● **What to produce**
Give again only the lines running from the one with "Generate a Python" through the one with "import plotly.graph_objects as go", inclusive. Omit every picture.

● **Input rows**
........
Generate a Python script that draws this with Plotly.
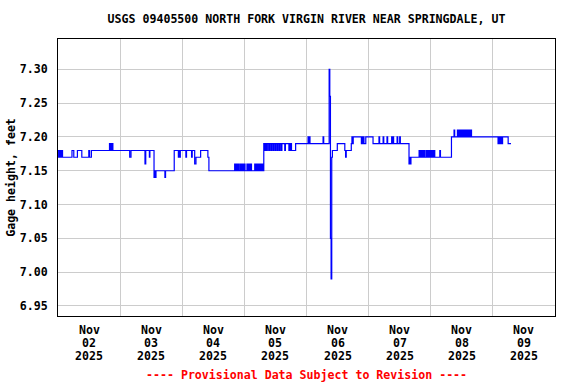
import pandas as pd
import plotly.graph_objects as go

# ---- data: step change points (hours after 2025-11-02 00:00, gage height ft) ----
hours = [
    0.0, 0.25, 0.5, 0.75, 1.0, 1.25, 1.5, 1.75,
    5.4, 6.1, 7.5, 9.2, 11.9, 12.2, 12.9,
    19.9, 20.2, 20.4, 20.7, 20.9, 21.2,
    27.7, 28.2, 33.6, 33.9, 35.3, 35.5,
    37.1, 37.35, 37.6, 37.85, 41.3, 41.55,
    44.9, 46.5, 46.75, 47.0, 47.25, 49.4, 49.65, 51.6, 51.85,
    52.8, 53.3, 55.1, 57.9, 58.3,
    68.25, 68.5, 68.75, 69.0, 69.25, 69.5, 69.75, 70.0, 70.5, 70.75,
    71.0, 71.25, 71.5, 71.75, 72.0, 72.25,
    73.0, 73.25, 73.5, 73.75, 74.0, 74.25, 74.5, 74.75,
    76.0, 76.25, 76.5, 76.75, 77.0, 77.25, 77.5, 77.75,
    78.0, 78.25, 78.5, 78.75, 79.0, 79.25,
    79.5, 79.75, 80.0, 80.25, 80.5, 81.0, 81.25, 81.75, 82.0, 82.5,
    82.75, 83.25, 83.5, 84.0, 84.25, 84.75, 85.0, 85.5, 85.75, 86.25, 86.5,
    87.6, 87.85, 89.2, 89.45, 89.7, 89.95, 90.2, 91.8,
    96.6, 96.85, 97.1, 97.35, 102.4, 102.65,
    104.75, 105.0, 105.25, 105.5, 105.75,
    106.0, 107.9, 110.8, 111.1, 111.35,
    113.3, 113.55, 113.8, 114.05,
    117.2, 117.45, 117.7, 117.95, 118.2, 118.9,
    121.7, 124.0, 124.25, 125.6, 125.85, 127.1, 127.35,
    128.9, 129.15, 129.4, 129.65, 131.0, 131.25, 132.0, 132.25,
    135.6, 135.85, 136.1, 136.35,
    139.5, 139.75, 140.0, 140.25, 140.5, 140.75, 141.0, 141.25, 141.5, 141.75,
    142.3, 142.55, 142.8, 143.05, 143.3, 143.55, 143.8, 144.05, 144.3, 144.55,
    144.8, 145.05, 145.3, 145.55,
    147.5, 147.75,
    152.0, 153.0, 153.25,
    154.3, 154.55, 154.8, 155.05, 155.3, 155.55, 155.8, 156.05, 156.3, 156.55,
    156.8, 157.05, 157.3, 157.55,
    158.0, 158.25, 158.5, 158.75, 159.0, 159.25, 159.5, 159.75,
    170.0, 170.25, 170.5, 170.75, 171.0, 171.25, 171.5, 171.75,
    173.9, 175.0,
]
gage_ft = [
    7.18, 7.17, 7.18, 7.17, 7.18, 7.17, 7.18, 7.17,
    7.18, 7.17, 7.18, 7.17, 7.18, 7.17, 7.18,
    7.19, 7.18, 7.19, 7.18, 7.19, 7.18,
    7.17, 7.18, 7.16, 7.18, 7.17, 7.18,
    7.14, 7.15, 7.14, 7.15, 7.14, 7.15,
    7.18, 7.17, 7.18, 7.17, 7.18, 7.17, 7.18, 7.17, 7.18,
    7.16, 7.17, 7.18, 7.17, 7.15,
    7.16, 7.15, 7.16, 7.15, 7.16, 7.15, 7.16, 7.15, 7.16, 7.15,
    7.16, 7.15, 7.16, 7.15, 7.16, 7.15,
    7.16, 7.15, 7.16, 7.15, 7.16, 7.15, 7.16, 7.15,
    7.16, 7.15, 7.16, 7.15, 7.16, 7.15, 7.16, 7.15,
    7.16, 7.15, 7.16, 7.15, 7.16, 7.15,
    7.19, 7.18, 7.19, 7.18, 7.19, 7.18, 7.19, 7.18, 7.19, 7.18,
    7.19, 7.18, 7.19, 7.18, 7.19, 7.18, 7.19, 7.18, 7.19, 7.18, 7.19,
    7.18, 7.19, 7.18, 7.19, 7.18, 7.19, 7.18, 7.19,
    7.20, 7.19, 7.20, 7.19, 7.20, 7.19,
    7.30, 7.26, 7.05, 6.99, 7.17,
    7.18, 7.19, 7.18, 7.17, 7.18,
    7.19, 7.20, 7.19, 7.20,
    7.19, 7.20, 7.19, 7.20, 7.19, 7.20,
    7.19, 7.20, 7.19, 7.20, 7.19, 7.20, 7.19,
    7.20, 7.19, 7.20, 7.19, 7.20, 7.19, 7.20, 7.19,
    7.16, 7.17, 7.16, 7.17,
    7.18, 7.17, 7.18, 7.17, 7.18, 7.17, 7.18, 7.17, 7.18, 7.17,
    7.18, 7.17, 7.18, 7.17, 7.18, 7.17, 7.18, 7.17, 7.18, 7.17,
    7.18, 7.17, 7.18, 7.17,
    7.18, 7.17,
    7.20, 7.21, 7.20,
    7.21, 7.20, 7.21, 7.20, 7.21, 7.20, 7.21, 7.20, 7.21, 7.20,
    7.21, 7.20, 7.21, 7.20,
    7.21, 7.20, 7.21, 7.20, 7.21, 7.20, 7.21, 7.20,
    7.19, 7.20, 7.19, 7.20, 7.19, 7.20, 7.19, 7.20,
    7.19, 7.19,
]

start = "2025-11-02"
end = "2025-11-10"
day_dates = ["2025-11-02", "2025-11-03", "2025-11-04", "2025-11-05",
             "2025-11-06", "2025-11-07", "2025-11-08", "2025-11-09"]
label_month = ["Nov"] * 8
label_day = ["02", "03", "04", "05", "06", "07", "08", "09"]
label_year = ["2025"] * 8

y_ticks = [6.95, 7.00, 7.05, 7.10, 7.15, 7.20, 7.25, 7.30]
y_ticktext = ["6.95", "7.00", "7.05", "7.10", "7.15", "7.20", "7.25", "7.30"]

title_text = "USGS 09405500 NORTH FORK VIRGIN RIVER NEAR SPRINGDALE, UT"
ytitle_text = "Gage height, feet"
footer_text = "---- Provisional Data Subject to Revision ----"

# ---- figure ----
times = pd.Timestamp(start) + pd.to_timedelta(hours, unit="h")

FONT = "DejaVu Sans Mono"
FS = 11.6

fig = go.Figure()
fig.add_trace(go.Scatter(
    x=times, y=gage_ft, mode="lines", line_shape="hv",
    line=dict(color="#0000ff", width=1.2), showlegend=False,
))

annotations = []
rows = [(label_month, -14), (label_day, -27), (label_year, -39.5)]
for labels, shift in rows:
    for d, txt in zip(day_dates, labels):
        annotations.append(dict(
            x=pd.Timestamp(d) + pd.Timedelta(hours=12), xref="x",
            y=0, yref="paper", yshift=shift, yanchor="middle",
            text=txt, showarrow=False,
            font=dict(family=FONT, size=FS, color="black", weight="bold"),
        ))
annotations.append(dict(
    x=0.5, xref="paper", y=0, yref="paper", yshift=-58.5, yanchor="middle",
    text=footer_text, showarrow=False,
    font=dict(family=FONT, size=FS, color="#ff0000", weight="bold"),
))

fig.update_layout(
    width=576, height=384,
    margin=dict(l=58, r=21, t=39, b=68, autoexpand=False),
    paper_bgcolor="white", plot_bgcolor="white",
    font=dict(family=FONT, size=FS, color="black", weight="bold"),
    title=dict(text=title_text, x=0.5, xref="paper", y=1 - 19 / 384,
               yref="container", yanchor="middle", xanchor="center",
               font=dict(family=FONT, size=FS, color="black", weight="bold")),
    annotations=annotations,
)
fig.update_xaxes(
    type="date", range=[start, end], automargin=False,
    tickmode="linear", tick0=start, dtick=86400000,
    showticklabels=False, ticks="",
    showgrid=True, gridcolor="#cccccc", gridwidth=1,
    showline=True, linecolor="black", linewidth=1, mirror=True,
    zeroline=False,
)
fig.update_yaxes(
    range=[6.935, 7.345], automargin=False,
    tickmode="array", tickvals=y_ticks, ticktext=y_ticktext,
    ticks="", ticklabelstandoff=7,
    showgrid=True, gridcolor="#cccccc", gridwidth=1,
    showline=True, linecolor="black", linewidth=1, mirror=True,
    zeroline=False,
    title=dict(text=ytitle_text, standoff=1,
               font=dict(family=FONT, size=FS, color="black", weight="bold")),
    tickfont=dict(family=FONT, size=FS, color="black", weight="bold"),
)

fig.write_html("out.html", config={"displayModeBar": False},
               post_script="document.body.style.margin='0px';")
........
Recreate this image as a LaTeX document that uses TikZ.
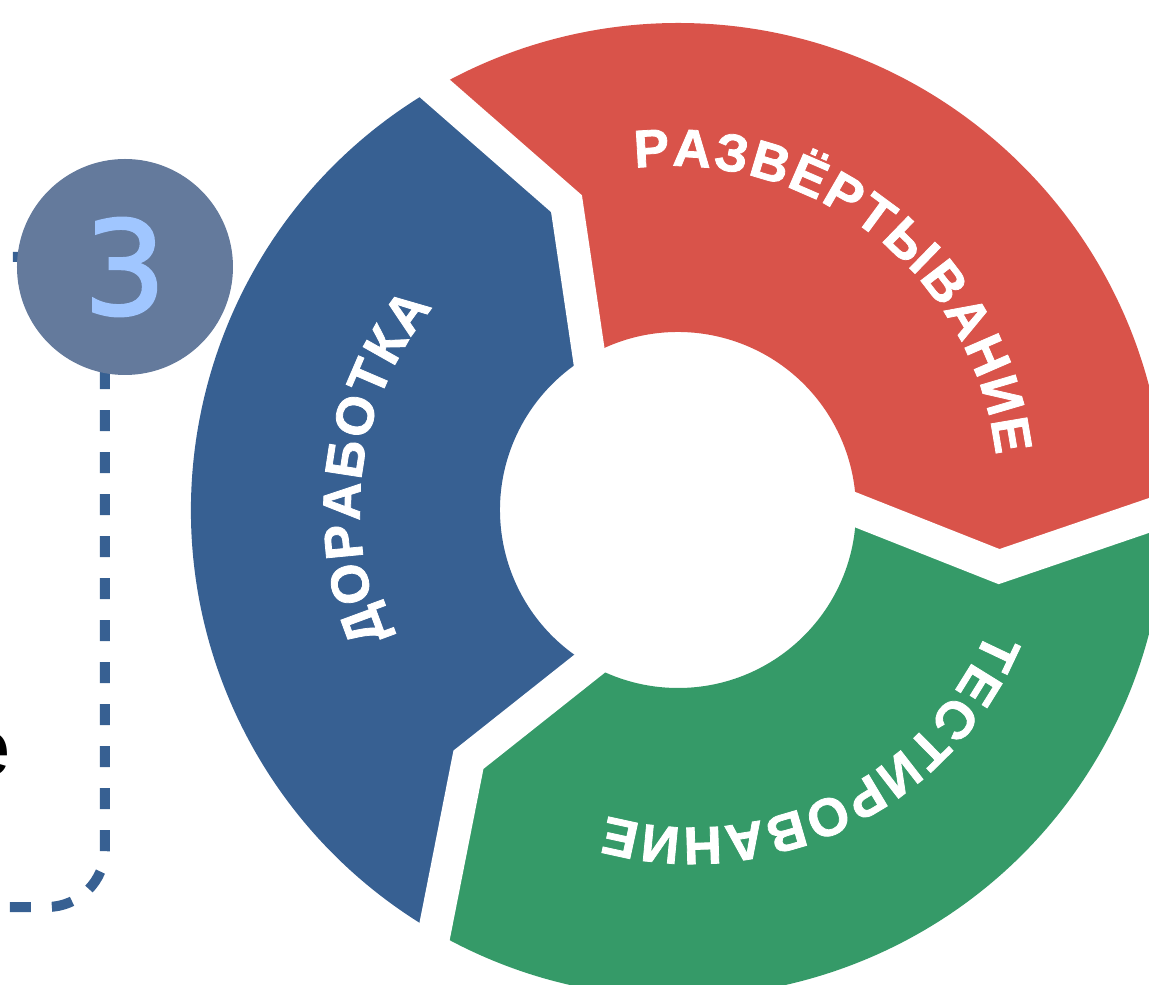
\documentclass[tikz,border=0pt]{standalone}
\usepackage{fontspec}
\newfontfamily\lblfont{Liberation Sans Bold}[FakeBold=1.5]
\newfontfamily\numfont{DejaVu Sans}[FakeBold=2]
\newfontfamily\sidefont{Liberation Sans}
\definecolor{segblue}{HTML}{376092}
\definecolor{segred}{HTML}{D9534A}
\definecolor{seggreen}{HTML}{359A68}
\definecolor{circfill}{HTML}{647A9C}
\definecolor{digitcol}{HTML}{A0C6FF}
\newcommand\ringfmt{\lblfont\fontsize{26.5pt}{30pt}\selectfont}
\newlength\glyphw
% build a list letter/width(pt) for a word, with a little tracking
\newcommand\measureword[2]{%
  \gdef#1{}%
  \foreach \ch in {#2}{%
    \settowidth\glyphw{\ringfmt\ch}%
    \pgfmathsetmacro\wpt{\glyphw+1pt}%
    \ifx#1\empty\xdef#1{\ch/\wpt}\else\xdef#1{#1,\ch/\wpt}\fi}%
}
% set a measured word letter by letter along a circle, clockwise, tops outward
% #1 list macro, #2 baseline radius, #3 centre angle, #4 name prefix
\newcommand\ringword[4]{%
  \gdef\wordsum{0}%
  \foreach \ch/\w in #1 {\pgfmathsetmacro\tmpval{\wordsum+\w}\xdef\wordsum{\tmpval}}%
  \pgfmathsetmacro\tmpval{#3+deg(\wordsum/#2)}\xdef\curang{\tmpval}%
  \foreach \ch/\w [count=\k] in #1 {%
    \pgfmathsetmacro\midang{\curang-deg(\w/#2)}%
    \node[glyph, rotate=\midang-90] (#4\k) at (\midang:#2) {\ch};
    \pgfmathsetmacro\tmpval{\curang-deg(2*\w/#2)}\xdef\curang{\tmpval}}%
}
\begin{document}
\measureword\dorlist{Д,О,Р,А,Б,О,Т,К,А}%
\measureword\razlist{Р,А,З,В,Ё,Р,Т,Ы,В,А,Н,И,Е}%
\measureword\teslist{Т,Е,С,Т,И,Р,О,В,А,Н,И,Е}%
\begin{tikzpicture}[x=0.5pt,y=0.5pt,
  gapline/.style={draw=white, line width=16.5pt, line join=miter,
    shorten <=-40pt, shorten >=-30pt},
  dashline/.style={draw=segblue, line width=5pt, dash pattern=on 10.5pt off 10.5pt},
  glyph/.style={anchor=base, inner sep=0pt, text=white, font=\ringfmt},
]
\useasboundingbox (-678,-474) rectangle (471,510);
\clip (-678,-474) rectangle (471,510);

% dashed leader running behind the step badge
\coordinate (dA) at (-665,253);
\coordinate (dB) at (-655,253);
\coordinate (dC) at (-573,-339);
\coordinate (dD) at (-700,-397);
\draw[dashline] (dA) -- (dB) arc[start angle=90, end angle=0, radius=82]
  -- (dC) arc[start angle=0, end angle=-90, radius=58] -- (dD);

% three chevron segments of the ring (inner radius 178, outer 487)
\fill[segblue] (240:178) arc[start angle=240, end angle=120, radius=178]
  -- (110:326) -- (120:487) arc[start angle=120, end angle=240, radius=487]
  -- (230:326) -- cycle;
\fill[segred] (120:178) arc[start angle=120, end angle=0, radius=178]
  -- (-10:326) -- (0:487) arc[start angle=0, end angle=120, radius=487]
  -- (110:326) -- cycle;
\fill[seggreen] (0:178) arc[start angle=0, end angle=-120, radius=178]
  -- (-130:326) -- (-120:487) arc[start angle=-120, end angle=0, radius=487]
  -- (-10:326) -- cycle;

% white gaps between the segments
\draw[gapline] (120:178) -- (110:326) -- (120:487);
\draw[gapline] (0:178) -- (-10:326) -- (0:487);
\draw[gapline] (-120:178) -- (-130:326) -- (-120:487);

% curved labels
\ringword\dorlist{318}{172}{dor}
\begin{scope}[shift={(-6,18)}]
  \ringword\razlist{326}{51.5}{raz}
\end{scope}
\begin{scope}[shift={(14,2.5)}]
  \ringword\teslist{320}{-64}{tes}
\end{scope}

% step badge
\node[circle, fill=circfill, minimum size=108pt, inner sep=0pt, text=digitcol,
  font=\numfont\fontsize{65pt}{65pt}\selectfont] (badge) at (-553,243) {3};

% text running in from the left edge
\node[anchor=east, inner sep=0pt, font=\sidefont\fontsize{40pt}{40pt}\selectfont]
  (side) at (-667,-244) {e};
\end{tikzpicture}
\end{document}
........
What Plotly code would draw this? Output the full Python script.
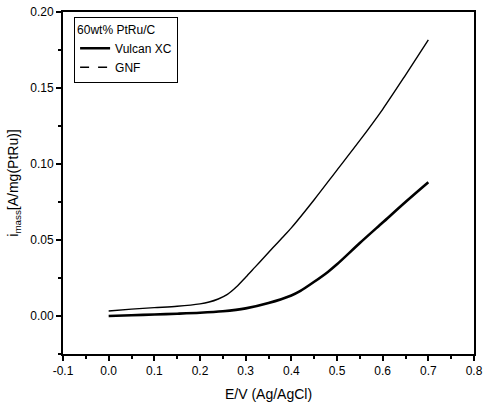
........
● **Task result**
Generate a Python script that draws this with Plotly.
import pandas as pd
import plotly.graph_objects as go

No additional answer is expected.